USCIS Signals Major Shift in Adjustment of Status Adjudications

 

USCIS has announced a new policy that may significantly limit the ability of foreign nationals to apply for permanent residence from within the United States through the “adjustment of status” process. Under the agency’s revised guidance, USCIS states that consular processing abroad should be considered the “regular” path to permanent residence.

Notably, the agency’s public announcement appears more restrictive than the underlying policy memorandum itself. The announcement states that foreign nationals “must” pursue immigrant visa processing through a U.S. consulate abroad, language that has generated considerable concern. By contrast, the policy memorandum frames adjustment of status as a discretionary benefit and “reminds” adjudicating officers that applicants must demonstrate they merit the favorable exercise of discretion in order to adjust status within the United States.

USCIS characterizes the policy as a return to longstanding immigration law principles and prior court decisions describing adjustment of status as an “extraordinary form of relief.” According to the agency, the policy is intended to reinforce the temporary nature of nonimmigrant classifications, including student and visitor visas. USCIS further asserts that adjustment of status has evolved into a “loophole” that allows some nonimmigrants to avoid departing the United States after completing the intended purpose of their temporary stay.

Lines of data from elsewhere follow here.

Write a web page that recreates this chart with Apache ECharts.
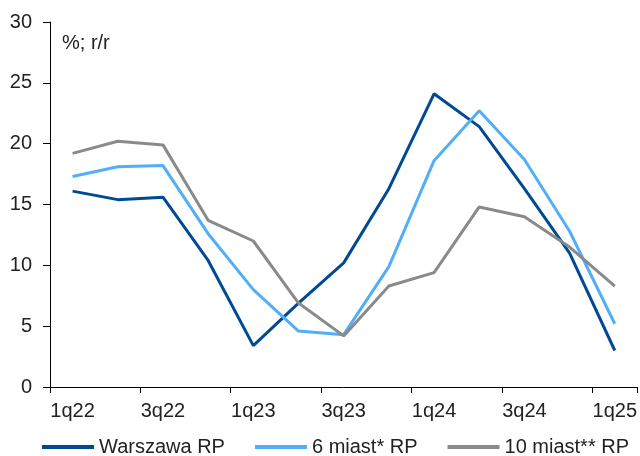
<!DOCTYPE html>
<html><head><meta charset="utf-8">
<script src="https://cdn.jsdelivr.net/npm/echarts@6/dist/echarts.min.js"></script>
<style>html,body{margin:0;padding:0;background:#fff}#c{width:640px;height:456px}</style>
</head><body><div id="c"></div>
<script>
const categories = ['1q22','2q22','3q22','4q22','1q23','2q23','3q23','4q23','1q24','2q24','3q24','4q24','1q25'];
const warszawa = [16.1,15.4,15.6,10.4,3.4,6.9,10.2,16.3,24.1,21.4,16.3,11.0,3.0];
const miast6 = [17.3,18.1,18.2,12.6,8.0,4.6,4.3,9.9,18.6,22.7,18.7,12.8,5.2];
const miast10 = [19.2,20.2,19.9,13.7,12.0,6.9,4.2,8.3,9.4,14.8,14.0,11.5,8.3];
const seriesNames = ['Warszawa RP','6 miast* RP','10 miast** RP'];
const unitLabel = '%; r/r';

const FONT = 'Liberation Sans';
const colors = ['#004a93','#52aff7','#8a8a8a'];
const chart = echarts.init(document.getElementById('c'));
const mk = (name, data, color) => ({
  name, type:'line', data, symbol:'none', smooth:false,
  lineStyle:{width:3, color}, itemStyle:{color}
});
chart.setOption({
  animation:false,
  textStyle:{fontFamily:FONT},
  grid:{left:50, right:2, top:22, bottom:69},
  graphic:[{type:'text', left:62, top:33, style:{text:unitLabel, font:'20px '+FONT, fill:'#222'}}],
  legend:{
    left:37, top:431, padding:5, itemGap:30, itemWidth:52, itemHeight:4, icon:'rect',
    textStyle:{fontSize:20, lineHeight:22, color:'#222', fontFamily:FONT},
    data:seriesNames
  },
  xAxis:{
    type:'category', data:categories, boundaryGap:true,
    axisLine:{lineStyle:{color:'#000', width:1}},
    axisTick:{show:true, inside:false, length:6, lineStyle:{color:'#000'}},
    axisLabel:{interval:1, fontSize:20, color:'#222', margin:14, fontFamily:FONT}
  },
  yAxis:{
    type:'value', min:0, max:30, interval:5,
    axisLine:{show:true, lineStyle:{color:'#000', width:1}},
    axisTick:{show:true, length:7, lineStyle:{color:'#000'}},
    splitLine:{show:false},
    axisLabel:{fontSize:20, color:'#222', margin:18, fontFamily:FONT}
  },
  series:[mk(seriesNames[0], warszawa, colors[0]), mk(seriesNames[1], miast6, colors[1]), mk(seriesNames[2], miast10, colors[2])]
});
</script></body></html>
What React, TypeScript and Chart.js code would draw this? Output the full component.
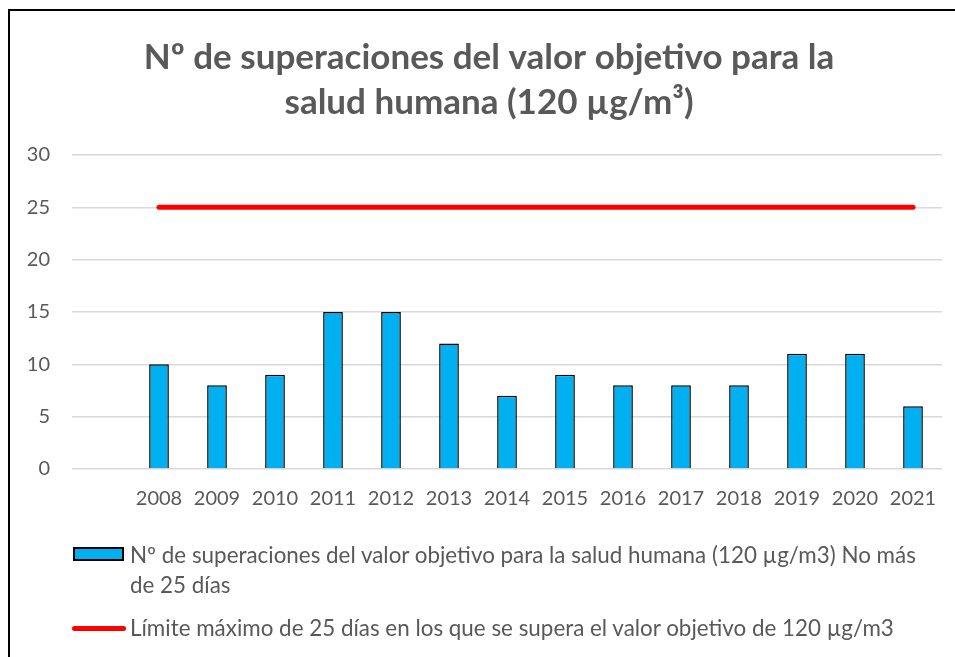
import React, { useEffect, useRef } from "react";
import { Chart, registerables } from "chart.js";

Chart.register(...registerables);

const categories = ["", "2008", "2009", "2010", "2011", "2012", "2013", "2014", "2015", "2016", "2017", "2018", "2019", "2020", "2021"];
const exceedances = [null, 10, 8, 9, 15, 15, 12, 7, 9, 8, 8, 8, 11, 11, 6];
const limitValues = [null, 25, 25, 25, 25, 25, 25, 25, 25, 25, 25, 25, 25, 25, 25];
const yTicks = [0, 5, 10, 15, 20, 25, 30];

const titleLines = ["Nº de superaciones del valor objetivo para la", "salud humana (120 µg/m³)"];
const barLabelLines = ["Nº de superaciones del valor objetivo para la salud humana (120 µg/m3) No más", "de 25 días"];
const barLabel = barLabelLines.join(" ");
const lineLabel = "Límite máximo de 25 días en los que se supera el valor objetivo de 120 µg/m3";

const FONT = "Lato, 'Open Sans', sans-serif";
const GREY = "#595959";

export default function App() {
  const ref = useRef<HTMLCanvasElement | null>(null);

  useEffect(() => {
    document.body.style.margin = "0";
    document.body.style.overflow = "hidden";
    const ctx = ref.current;
    if (!ctx) return;
    const chart = new Chart(ctx, {
      type: "bar",
      data: {
        labels: categories,
        datasets: [
          {
            type: "line",
            label: lineLabel,
            data: limitValues,
            borderColor: "#FF0000",
            backgroundColor: "#FF0000",
            borderWidth: 5,
            borderCapStyle: "round",
            pointRadius: 0,
            fill: false,
            order: 0,
          } as any,
          {
            type: "bar",
            label: barLabel,
            data: exceedances,
            backgroundColor: "#00B0F0",
            borderColor: "#000000",
            borderWidth: 1.5,
            categoryPercentage: 1,
            barPercentage: 0.34,
            order: 1,
          } as any,
        ],
      },
      options: {
        responsive: false,
        animation: false,
        layout: { padding: { left: 0, right: 0, top: 0, bottom: 147 } },
        plugins: {
          legend: { display: false },
          tooltip: { enabled: false },
          title: {
            display: true,
            text: titleLines,
            color: GREY,
            font: { family: FONT, size: 35, weight: "bold", lineHeight: 1.286 },
            padding: { top: 35, bottom: 30 },
          },
        },
        scales: {
          x: {
            grid: { display: false, drawTicks: false },
            border: { display: false },
            ticks: {
              color: GREY,
              font: { family: FONT, size: 20 },
              padding: 18,
              maxRotation: 0,
              autoSkip: false,
            },
            afterFit: (s: any) => {
              s.height = 41;
            },
          },
          y: {
            min: 0,
            max: 30,
            afterBuildTicks: (s: any) => {
              s.ticks = yTicks.map((v) => ({ value: v }));
            },
            grid: { color: "#D9D9D9", lineWidth: 1.5, drawTicks: false },
            border: { display: false },
            ticks: {
              color: GREY,
              font: { family: FONT, size: 20 },
              padding: 22,
            },
            afterFit: (s: any) => {
              s.width = 72;
            },
          },
          spacer: {
            position: "right",
            display: true,
            min: 0,
            max: 30,
            grid: { display: false, drawTicks: false },
            border: { display: false },
            ticks: { display: false },
            afterFit: (s: any) => {
              s.width = 36;
            },
          },
        },
      } as any,
    });
    return () => chart.destroy();
  }, []);

  return (
    <div style={{ position: "fixed", left: 0, top: 0, width: 955, height: 657, overflow: "hidden", background: "#fff" }}>
      <div style={{ position: "absolute", left: 8, top: 9, width: 1000, height: 700, borderLeft: "2px solid #000", borderTop: "2px solid #000" }} />
      <canvas ref={ref} width={978} height={657} style={{ position: "absolute", left: 0, top: 0 }} />
      <div style={{ position: "absolute", left: 73, top: 547, width: 47, height: 10, border: "2px solid #000", background: "#00B0F0" }} />
      <div style={{ position: "absolute", left: 130, top: 540, fontFamily: FONT, fontSize: 22.4, lineHeight: "30px", color: GREY, whiteSpace: "nowrap" }}>
        {barLabelLines[0]}
        <br />
        {barLabelLines[1]}
      </div>
      <div style={{ position: "absolute", left: 72, top: 626, width: 54, height: 5, borderRadius: 3, background: "#FF0000" }} />
      <div style={{ position: "absolute", left: 130, top: 613, fontFamily: FONT, fontSize: 22.4, lineHeight: "30px", color: GREY, whiteSpace: "nowrap" }}>
        {lineLabel}
      </div>
    </div>
  );
}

The agency also cites enforcement concerns as a justification for the new policy, stating that consular processing would reduce the number of individuals who remain in the United States unlawfully after the denial of an adjustment application. While reducing the need for removal proceedings is a legitimate government objective, requiring applicants to process immigrant visas abroad may prove to be an overly broad response to that concern.

Importantly, USCIS acknowledges that individuals in dual-intent nonimmigrant classifications — including H, L, and K visa categories — may still be eligible to apply for adjustment of status in the United States. However, the agency emphasizes that holding a dual-intent status does not automatically entitle an applicant to adjust status domestically.

Under the new guidance, USCIS officers are instructed to evaluate adjustment applications on a case-by-case basis and to consider the totality of the circumstances, including factors such as family ties, immigration history and status, and moral character.

At this stage, several important questions remain unanswered, including how the policy will affect:

  • Individuals in dual-intent visa classifications;

  • Nationals of the 75 countries currently subject to restrictions or limitations on consular processing; and

  • Individuals with adjustment of status applications already pending with USCIS.

The policy also raises practical operational concerns. It remains unclear whether the Department of State has the capacity to absorb a substantial increase in immigrant visa processing abroad. U.S. consulates in several countries, including Mission India, are already experiencing significant delays in scheduling nonimmigrant visa appointments.

We will continue to monitor developments closely and provide updates as additional guidance becomes available.